The Bribery Act 2010 (UK) was passed by the UK Parliament on 8 April 2010 and is expected to progressively come into force from May. Because of its extraterritorial operation, it may have serious ramifications for Australian corporations which conduct some business activities in the UK. The offence of failing to prevent bribery applies to conduct of corporations outside the UK if the corporation (or partnership) carries on a business or part of its business within the UK even if that part of the business has no connection with the circumstances under which the bribery may have occurred.

The main offences under the Bribery Act are:

  • Direct or indirect offers of financial or other advantage intended to secure improper performance by any person of private or public functions and activities.
  • Requests for, or the improper acceptance of, financial or other advantage to secure improper performance by any person of private or public functions or activities (Ss1-5).
  • The bribery of a foreign official (which includes officials of a public international organisation). This offence is not dependent on improper performance. Instead, the key elements of the offence are: an intention to influence a foreign official in his official capacity; an intention to obtain/retain business, or to secure an advantage in the conduct of business; and the relevant act or omission is not permitted by local written law (or the rules of a public international organisation) S.6.

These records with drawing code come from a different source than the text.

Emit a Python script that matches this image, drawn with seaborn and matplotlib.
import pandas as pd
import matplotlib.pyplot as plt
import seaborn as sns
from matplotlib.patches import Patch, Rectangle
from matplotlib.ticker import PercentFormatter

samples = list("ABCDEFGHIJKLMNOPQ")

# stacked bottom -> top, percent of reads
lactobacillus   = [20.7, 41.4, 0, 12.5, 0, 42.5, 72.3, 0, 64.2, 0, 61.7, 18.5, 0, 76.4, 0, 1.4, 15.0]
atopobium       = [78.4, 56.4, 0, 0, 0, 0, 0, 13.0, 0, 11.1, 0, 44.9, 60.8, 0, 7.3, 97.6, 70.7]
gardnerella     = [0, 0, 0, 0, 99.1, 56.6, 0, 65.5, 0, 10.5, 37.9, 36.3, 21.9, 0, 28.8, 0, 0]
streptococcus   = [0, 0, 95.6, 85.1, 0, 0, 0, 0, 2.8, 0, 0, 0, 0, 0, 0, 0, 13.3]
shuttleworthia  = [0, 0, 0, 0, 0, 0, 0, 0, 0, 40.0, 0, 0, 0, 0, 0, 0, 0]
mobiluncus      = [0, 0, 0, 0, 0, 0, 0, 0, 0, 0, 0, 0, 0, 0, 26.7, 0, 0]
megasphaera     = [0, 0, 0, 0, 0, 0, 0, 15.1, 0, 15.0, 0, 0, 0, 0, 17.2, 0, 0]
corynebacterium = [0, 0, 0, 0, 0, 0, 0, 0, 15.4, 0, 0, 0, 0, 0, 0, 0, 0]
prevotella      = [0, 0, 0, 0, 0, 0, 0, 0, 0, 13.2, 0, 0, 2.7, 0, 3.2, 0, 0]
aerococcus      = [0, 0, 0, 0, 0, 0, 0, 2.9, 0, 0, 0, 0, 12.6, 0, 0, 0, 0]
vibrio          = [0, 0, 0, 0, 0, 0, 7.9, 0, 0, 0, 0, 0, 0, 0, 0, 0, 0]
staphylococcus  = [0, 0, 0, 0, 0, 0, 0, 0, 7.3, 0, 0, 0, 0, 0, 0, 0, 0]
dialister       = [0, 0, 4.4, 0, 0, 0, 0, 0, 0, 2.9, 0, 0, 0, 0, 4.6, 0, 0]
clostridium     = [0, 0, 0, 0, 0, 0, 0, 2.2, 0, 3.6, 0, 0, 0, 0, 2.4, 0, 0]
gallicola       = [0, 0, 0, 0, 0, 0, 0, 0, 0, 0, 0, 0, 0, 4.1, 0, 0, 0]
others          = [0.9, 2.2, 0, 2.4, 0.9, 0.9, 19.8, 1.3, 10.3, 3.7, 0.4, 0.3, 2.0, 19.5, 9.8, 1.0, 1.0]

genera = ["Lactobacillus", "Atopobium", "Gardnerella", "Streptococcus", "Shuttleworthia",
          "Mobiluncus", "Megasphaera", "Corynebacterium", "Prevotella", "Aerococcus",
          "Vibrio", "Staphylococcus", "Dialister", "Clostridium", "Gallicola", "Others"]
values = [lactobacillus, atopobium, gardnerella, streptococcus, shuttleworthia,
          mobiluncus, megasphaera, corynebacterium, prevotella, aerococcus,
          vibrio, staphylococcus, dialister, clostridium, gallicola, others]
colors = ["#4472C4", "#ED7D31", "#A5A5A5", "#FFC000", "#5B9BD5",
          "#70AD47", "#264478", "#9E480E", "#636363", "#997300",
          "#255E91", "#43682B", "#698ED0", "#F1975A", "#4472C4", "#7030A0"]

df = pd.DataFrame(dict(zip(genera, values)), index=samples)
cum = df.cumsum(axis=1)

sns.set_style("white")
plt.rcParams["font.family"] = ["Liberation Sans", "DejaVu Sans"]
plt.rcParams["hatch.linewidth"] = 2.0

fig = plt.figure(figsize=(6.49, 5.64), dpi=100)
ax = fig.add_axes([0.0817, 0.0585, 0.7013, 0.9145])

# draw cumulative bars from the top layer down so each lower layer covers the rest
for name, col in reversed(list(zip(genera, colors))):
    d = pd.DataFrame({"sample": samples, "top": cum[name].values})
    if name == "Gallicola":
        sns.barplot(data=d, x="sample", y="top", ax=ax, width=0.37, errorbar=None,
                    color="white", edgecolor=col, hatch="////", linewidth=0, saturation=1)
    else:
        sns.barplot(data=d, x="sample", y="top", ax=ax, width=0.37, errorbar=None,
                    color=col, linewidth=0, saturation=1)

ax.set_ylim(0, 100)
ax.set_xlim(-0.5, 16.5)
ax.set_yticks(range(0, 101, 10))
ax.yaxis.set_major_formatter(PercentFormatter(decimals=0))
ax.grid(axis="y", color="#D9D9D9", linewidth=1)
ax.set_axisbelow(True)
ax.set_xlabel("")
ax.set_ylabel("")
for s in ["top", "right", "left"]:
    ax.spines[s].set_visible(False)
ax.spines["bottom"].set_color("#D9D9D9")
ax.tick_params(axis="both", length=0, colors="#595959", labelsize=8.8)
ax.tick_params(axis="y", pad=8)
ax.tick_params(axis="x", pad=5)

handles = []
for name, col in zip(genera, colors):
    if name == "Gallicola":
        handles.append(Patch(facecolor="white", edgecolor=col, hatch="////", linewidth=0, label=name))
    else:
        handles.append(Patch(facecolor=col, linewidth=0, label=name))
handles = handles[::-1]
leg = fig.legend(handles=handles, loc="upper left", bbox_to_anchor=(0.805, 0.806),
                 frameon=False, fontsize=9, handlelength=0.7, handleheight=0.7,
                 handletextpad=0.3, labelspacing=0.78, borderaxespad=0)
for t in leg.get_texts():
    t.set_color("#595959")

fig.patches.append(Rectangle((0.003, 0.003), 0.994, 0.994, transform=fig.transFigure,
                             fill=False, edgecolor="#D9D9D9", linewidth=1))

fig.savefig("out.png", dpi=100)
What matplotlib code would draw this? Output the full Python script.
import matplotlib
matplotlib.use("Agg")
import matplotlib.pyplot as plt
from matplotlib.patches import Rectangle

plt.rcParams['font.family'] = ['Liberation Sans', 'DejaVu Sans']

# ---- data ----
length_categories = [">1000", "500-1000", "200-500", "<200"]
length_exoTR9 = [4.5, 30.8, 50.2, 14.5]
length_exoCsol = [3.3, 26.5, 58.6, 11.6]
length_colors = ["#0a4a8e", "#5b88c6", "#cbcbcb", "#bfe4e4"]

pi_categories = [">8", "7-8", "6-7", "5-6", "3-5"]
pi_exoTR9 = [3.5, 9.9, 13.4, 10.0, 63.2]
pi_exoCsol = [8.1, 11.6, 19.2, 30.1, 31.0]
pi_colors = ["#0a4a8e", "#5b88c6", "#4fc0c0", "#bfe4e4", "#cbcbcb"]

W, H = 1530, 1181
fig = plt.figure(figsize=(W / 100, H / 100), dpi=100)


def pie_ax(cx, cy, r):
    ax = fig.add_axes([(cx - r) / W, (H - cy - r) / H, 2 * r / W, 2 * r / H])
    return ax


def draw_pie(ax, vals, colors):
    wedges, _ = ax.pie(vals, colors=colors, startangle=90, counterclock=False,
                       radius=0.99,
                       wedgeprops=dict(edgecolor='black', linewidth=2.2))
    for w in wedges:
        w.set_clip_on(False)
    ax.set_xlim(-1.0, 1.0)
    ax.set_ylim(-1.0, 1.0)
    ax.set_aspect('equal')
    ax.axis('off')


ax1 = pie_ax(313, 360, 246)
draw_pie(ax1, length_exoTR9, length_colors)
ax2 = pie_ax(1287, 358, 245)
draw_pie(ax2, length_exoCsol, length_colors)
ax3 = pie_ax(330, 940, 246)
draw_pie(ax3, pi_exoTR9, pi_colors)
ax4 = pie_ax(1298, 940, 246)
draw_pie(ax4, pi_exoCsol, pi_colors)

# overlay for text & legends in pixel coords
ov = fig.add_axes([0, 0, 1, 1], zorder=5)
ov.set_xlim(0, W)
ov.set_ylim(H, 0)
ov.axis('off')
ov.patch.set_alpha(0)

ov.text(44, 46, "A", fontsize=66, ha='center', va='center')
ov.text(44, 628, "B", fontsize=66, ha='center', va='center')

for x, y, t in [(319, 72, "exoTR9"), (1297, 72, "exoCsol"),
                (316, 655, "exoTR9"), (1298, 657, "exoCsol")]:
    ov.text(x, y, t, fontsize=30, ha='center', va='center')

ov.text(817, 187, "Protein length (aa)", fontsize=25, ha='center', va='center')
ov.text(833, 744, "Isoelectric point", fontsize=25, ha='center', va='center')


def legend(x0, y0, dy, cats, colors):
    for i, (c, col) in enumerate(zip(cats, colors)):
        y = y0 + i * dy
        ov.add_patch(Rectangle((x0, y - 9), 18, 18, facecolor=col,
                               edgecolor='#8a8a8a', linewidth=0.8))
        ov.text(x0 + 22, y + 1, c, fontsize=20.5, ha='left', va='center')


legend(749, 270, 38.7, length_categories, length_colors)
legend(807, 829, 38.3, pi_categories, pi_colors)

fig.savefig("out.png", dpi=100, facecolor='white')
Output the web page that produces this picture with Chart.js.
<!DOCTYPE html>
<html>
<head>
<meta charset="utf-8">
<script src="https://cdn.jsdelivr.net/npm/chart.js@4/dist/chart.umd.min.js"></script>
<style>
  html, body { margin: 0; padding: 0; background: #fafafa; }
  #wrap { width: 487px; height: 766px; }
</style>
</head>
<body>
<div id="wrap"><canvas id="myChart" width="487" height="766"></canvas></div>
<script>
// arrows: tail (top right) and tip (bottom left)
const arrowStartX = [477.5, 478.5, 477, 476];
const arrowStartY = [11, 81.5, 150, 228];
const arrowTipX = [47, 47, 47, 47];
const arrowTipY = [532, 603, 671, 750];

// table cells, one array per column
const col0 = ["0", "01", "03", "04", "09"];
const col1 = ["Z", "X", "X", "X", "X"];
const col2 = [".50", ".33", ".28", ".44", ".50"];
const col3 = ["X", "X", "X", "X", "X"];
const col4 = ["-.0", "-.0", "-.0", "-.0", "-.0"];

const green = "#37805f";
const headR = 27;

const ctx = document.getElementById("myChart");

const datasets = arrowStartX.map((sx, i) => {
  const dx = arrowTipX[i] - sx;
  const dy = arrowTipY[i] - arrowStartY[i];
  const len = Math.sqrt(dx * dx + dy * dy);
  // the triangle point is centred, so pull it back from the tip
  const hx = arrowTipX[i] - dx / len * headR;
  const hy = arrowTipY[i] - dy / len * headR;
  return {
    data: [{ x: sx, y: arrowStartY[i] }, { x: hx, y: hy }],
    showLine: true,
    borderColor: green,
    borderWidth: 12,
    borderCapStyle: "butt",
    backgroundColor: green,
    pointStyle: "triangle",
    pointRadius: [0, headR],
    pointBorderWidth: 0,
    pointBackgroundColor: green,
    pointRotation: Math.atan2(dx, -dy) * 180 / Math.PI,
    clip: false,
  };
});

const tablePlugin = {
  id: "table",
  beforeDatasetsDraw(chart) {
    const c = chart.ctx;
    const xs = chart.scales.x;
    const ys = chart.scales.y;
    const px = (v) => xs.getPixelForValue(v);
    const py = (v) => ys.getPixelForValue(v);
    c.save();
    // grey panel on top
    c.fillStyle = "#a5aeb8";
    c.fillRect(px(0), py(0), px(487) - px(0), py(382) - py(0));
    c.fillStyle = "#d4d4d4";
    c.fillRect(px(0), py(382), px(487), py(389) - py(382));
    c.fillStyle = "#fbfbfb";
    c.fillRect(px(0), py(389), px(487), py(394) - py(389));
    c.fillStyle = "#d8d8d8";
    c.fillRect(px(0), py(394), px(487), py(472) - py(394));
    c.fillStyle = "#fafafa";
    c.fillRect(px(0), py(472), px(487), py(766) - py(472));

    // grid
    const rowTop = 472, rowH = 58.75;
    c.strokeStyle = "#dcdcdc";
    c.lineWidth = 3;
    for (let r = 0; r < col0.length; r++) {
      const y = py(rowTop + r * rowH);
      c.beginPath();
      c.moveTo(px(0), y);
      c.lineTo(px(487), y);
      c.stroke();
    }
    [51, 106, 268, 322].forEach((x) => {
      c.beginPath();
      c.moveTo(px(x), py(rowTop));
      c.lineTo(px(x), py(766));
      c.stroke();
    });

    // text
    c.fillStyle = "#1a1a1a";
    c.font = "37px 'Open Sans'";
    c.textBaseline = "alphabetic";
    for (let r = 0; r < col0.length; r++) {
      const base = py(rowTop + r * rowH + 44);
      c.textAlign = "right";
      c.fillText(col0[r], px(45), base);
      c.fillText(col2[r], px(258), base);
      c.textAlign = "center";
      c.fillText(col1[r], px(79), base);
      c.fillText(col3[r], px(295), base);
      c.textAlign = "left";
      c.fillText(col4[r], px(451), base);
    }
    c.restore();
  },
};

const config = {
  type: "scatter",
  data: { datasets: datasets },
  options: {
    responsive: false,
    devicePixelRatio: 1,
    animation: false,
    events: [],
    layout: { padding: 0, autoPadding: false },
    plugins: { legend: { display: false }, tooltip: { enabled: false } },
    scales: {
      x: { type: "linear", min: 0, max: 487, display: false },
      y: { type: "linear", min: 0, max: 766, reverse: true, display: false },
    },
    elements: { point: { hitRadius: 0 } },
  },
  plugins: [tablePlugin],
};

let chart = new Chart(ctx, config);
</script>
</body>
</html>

    A commercial organisation's failure to prevent Bribery by an associated person providing it with services is made a strict liability offence subject to a defence that adequate procedures were put in place to prevent that conduct (Ss.7-8). It is not necessary that an associated person should have been prosecuted (S.7 (3)). The meaning of services falls to be determined by reference to all the relevant circumstances (s8 (4)), but an employee will be presumed to be providing services for an employer. (s.8 (5)) Guidelines are to be published about procedures that should be put in place to ensure prevention (S.9) but there remains considerable uncertainty about what would constitute an adequate procedures defence, especially in cases involving conduct of an agent, distributor, sub-contractor or joint venturer. Officers of a company may commit an individual offence in respect of corporate offences (S.14).

It is vital that a corporation which conducts business in the UK ensures that it subscribes to and enforces anti-bribery policies that are sufficient to satisfy the "adequate procedures" requirements of the Act. In practice, this will require those corporations to show that they have carried out appropriate due diligence such as regular auditing and monitoring of agents, distributors, joint venturers, subcontractors and franchisees. Clients should therefore consider:

  • the adequacy of their codes of conduct and compliance programs
  • their anti-corruption supervisory and reporting lines - do they have an internal anti-corruption committee with reporting responsibilities aboard
  • their communication and training
  • their due diligence - selection and appointment of third parties
  • their due diligence - mergers and acquisitions
  • their whistle blowing systems
  • their remuneration structures
  • the implementation of their policies on gifts and corporate hospitality (not limited to foreign public officials)
  • their disciplinary procedures
  • their investigation protocols.

The content of this article is intended to provide a general guide to the subject matter. Specialist advice should be sought about your specific circumstances.